DO THIS:
Extract all lines that hold the string "with".

(A block of data)
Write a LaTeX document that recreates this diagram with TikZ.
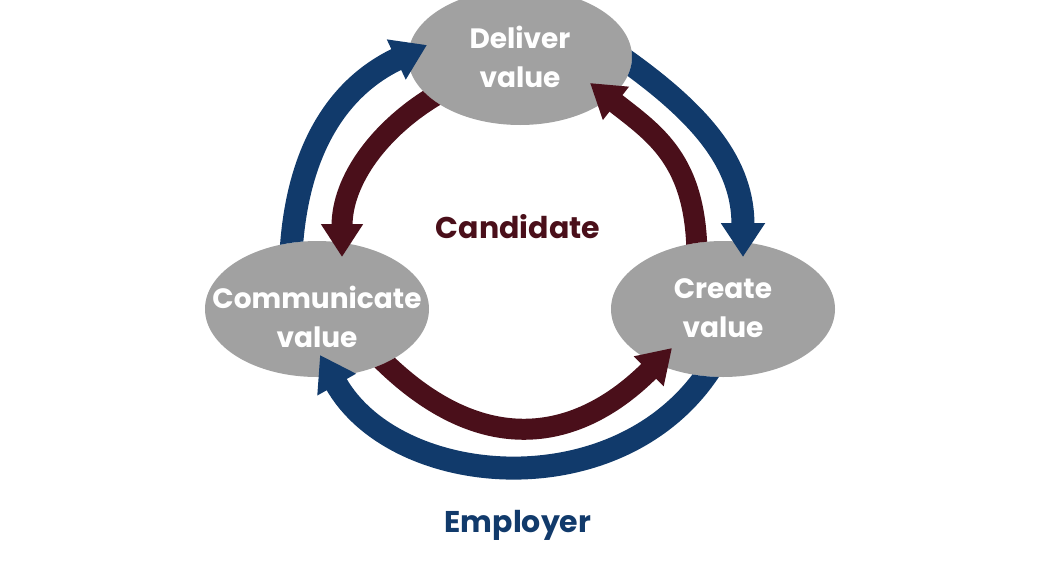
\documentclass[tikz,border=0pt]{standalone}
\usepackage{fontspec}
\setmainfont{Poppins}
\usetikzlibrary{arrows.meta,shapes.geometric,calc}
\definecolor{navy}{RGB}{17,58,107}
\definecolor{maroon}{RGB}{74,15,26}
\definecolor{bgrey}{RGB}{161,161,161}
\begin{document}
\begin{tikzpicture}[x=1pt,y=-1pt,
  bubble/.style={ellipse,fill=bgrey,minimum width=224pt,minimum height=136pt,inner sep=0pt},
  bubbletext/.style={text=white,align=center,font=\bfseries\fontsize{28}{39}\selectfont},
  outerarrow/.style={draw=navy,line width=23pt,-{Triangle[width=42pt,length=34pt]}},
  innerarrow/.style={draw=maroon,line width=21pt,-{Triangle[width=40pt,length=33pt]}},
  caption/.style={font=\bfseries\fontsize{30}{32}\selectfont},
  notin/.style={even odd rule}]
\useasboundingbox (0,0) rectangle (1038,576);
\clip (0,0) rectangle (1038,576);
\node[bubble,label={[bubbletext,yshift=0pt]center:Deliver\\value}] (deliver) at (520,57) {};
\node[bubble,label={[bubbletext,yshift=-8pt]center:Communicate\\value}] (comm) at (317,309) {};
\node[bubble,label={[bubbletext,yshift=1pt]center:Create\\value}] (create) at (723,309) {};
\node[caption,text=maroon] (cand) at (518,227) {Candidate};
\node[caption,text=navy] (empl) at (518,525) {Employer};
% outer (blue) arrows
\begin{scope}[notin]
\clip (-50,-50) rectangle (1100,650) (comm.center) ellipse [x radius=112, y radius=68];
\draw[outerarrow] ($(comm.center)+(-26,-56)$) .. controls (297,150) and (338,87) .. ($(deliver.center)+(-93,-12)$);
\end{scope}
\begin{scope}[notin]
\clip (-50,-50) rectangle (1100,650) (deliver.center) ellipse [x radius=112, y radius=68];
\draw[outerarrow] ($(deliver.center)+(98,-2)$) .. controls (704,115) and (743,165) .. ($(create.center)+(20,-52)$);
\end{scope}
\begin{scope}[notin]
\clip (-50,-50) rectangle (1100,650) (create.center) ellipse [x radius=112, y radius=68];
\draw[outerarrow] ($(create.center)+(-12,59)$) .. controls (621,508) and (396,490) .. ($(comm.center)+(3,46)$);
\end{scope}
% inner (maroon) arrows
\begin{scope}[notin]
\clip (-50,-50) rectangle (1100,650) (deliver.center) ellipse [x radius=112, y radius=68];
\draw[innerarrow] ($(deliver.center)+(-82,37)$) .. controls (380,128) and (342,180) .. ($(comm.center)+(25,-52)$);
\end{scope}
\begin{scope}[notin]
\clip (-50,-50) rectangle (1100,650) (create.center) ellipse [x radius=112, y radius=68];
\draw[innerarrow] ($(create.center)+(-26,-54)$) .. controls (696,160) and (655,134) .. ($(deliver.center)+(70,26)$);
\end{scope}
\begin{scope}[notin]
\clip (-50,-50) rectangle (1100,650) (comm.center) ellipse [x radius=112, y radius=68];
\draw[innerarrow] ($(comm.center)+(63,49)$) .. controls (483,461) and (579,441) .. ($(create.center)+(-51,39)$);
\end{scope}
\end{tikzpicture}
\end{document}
* * *
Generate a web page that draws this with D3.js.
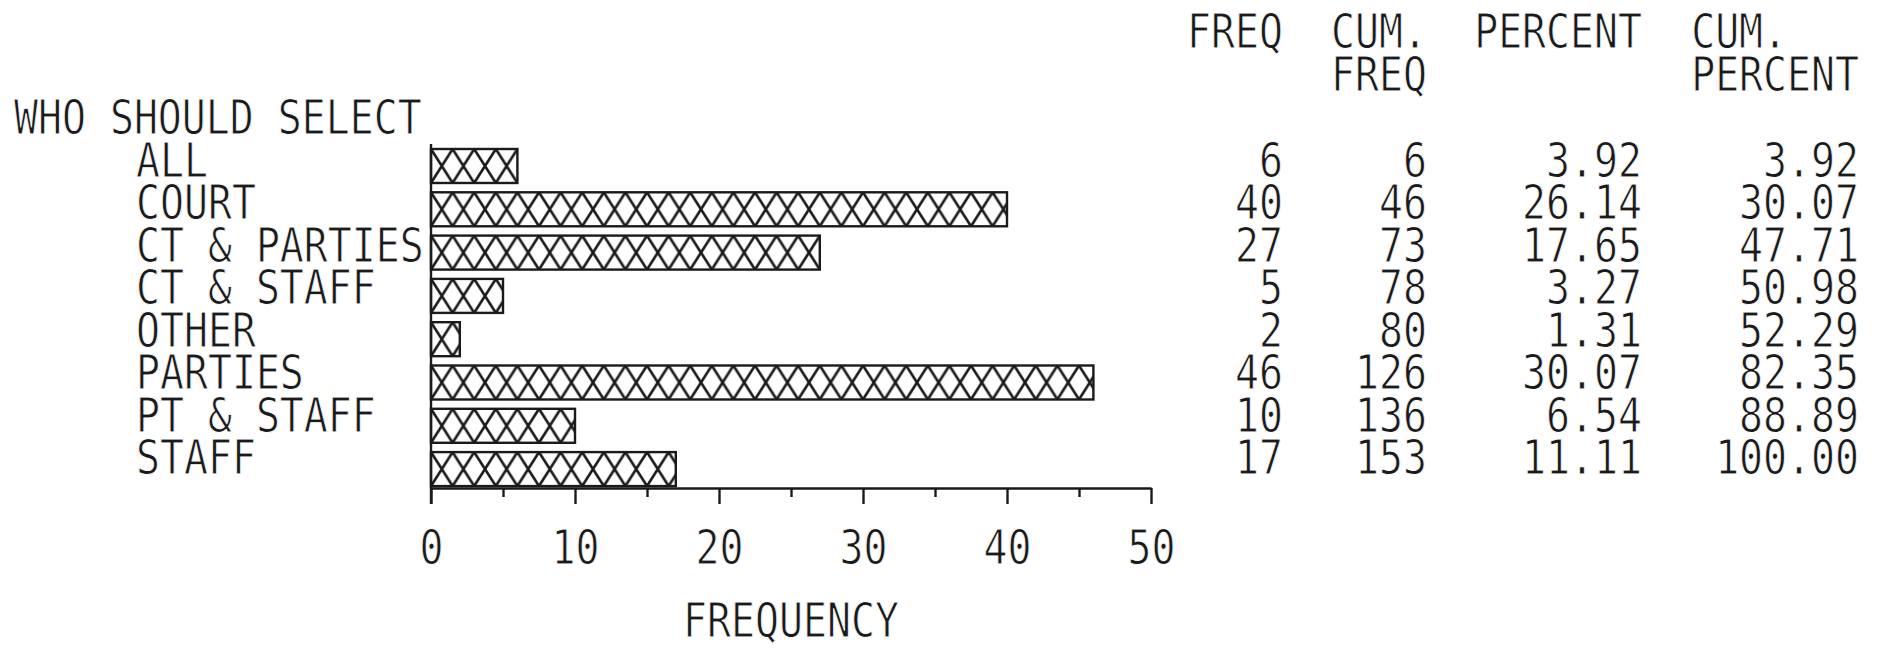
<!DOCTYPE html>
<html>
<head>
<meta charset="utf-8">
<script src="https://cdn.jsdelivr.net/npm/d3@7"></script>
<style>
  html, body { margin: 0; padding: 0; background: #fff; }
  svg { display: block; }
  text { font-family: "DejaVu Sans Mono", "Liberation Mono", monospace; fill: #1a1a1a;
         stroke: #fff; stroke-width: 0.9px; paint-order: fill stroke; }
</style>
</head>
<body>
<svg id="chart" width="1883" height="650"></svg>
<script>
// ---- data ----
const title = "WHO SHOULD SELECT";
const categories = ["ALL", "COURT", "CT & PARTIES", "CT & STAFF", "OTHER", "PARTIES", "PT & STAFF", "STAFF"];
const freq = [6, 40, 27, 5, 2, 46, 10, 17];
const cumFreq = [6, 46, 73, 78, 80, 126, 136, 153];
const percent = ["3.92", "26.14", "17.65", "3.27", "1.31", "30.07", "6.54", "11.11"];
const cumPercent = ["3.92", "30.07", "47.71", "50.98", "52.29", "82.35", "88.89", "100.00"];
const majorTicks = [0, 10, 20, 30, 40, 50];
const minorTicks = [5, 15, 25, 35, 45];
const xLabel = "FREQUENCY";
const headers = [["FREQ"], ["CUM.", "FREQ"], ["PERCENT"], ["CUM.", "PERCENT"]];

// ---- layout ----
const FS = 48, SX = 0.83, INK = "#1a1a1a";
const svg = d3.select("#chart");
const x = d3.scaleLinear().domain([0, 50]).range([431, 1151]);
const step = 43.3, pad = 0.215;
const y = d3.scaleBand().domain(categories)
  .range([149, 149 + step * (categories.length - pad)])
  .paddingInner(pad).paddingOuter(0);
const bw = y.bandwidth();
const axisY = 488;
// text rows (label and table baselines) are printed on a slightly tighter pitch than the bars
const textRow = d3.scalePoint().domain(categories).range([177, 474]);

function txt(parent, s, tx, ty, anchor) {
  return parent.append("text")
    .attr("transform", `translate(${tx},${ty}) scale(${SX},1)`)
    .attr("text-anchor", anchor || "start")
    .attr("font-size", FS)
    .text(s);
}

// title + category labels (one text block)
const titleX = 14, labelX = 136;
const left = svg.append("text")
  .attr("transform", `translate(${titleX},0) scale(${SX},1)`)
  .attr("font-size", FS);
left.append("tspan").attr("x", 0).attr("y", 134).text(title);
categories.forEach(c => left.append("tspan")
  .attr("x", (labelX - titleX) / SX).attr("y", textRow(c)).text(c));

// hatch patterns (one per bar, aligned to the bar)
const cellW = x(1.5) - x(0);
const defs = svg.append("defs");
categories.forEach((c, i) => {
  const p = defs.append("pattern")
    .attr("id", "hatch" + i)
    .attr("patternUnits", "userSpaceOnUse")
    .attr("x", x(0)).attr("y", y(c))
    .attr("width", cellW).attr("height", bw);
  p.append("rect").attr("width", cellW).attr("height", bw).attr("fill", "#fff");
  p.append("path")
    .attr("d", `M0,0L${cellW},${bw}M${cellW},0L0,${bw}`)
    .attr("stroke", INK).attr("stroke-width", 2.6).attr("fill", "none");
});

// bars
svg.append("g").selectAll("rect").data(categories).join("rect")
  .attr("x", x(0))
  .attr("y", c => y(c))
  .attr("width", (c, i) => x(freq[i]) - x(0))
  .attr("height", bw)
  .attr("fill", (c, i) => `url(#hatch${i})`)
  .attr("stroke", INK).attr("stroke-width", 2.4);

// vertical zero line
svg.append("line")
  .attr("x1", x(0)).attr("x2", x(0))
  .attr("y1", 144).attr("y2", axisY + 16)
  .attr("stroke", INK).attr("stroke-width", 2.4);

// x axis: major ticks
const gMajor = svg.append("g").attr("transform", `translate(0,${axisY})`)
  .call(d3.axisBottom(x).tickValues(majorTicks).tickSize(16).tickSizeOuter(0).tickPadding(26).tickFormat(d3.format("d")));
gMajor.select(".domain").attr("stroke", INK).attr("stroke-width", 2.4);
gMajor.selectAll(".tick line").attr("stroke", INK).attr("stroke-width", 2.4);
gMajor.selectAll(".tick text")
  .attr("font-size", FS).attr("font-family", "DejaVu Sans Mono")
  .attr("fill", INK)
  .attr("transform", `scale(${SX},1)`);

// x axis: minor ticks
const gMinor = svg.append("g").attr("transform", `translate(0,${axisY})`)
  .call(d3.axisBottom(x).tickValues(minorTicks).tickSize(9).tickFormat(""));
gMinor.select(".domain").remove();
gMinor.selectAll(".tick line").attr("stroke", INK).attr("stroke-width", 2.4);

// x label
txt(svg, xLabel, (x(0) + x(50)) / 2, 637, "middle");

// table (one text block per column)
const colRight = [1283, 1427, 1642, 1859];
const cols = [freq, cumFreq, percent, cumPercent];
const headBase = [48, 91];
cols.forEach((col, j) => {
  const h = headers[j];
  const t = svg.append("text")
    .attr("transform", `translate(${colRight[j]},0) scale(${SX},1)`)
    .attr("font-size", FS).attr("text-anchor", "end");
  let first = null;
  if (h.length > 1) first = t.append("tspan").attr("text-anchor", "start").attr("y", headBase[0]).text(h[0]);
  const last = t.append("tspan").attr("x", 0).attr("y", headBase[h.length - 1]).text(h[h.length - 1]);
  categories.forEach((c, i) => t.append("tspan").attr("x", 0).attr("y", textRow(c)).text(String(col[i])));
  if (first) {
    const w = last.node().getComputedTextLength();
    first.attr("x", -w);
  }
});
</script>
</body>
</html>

TASK OUTPUT:
Write a LaTeX document that recreates this diagram with TikZ.
Generate a web page that draws this with D3.js.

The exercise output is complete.